Job: Spot each line that carries the word "React"; copy those lines.

Source material:
↓

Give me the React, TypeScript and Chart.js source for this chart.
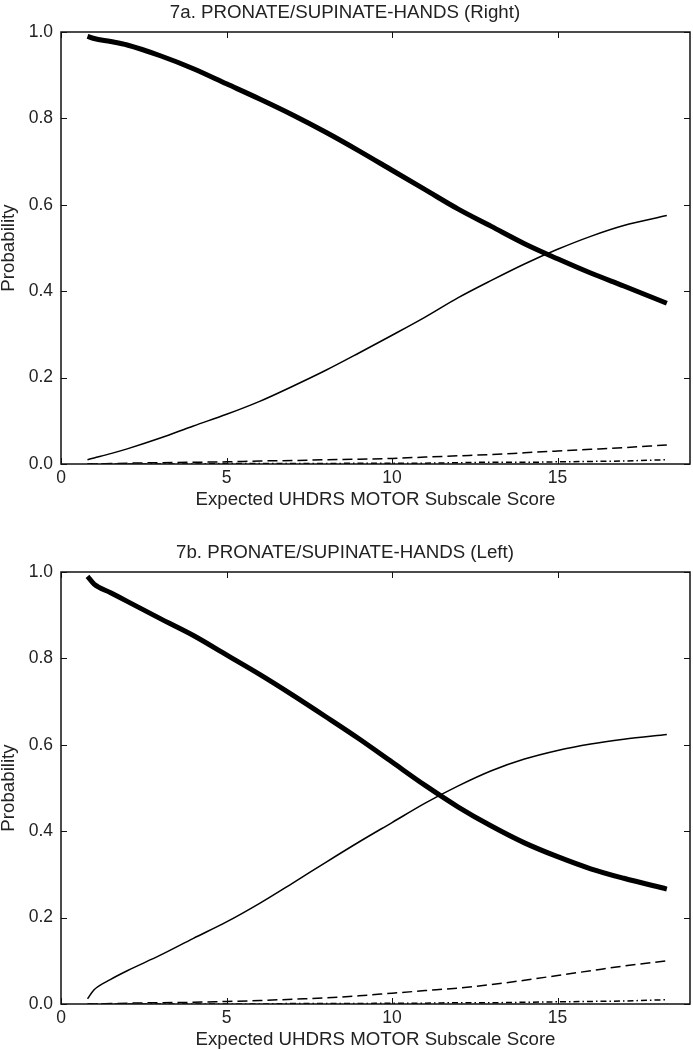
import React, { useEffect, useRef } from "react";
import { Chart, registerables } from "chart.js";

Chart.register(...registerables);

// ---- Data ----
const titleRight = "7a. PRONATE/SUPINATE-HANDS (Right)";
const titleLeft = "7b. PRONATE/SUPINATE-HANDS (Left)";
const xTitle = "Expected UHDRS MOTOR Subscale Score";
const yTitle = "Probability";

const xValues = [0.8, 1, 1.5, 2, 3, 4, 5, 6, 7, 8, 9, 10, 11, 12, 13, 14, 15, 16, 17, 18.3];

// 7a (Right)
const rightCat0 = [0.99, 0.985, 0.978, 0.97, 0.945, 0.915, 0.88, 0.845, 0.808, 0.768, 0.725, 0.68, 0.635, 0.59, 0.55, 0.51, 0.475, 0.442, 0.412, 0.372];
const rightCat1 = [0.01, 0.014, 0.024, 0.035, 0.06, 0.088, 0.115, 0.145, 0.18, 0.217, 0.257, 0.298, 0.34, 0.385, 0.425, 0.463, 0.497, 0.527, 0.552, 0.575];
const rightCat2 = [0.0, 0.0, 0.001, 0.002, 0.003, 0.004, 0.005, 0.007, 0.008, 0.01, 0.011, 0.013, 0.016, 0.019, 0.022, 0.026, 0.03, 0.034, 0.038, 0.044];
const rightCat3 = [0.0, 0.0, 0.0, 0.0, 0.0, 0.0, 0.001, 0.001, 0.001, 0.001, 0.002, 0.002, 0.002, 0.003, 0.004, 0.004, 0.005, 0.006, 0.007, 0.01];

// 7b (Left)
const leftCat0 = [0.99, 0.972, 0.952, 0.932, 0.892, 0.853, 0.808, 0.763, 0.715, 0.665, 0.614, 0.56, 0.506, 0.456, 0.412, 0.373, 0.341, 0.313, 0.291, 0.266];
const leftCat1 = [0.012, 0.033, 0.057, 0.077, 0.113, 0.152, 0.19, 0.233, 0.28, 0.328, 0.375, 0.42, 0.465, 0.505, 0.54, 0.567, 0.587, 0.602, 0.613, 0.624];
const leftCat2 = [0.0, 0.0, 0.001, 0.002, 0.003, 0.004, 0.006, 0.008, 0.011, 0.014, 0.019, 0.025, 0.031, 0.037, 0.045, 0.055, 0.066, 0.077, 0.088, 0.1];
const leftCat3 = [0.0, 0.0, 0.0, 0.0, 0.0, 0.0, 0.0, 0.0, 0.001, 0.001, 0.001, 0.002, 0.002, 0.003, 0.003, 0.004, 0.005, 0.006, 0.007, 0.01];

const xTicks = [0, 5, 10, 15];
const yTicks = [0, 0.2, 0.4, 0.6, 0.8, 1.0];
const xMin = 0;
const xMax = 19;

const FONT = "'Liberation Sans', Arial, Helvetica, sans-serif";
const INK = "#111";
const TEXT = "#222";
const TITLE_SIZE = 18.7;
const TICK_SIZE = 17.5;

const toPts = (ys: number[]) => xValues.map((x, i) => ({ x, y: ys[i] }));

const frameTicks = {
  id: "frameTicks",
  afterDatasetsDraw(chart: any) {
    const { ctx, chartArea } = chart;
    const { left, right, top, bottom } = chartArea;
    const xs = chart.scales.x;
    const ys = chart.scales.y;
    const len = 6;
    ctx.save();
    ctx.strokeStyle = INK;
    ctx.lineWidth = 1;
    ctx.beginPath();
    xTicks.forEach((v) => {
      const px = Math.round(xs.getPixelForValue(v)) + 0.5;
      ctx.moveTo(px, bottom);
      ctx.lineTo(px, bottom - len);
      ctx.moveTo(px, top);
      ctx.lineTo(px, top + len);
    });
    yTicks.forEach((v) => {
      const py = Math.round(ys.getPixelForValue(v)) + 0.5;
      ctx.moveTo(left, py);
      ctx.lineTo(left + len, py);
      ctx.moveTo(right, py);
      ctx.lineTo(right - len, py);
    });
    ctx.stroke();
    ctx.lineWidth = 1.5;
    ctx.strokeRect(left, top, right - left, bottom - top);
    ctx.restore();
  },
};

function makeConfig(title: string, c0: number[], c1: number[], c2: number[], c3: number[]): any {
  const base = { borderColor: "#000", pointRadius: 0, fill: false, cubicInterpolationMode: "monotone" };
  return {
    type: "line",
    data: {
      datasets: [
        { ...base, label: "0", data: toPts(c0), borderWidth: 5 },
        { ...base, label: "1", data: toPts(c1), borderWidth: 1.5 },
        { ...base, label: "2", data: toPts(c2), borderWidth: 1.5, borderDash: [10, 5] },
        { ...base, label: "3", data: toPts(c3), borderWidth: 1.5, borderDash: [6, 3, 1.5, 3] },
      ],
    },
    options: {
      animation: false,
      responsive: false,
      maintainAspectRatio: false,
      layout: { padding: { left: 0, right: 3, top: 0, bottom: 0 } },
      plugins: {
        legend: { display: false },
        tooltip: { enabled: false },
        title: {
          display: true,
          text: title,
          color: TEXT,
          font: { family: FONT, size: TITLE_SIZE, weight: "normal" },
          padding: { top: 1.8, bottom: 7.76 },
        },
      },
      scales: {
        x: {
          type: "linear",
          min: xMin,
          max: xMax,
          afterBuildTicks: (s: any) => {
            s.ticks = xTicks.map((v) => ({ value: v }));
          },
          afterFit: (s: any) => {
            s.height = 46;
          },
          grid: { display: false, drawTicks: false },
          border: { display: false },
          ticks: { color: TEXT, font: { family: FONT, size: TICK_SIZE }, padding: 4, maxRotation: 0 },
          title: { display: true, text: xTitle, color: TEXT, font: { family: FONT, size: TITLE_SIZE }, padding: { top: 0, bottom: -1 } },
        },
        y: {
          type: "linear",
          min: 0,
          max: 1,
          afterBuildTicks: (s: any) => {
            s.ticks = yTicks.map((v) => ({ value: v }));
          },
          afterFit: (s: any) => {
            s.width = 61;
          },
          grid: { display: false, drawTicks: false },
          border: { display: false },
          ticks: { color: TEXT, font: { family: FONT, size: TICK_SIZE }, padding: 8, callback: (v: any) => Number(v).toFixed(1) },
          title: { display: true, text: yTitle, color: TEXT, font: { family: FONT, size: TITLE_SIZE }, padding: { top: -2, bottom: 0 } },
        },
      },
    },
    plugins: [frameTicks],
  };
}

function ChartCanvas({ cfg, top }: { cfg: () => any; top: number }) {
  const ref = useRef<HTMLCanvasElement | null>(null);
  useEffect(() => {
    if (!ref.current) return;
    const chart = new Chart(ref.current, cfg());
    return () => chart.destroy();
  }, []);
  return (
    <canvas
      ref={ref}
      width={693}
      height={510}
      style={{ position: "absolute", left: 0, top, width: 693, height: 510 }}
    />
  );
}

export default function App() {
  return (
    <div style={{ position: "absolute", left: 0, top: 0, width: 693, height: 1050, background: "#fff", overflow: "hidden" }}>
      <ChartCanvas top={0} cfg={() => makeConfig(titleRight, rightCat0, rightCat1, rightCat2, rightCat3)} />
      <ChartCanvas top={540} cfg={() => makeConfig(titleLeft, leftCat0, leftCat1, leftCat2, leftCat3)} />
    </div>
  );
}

↑

Final answer:
Give me the React, TypeScript and Chart.js source for this chart.
import React, { useEffect, useRef } from "react";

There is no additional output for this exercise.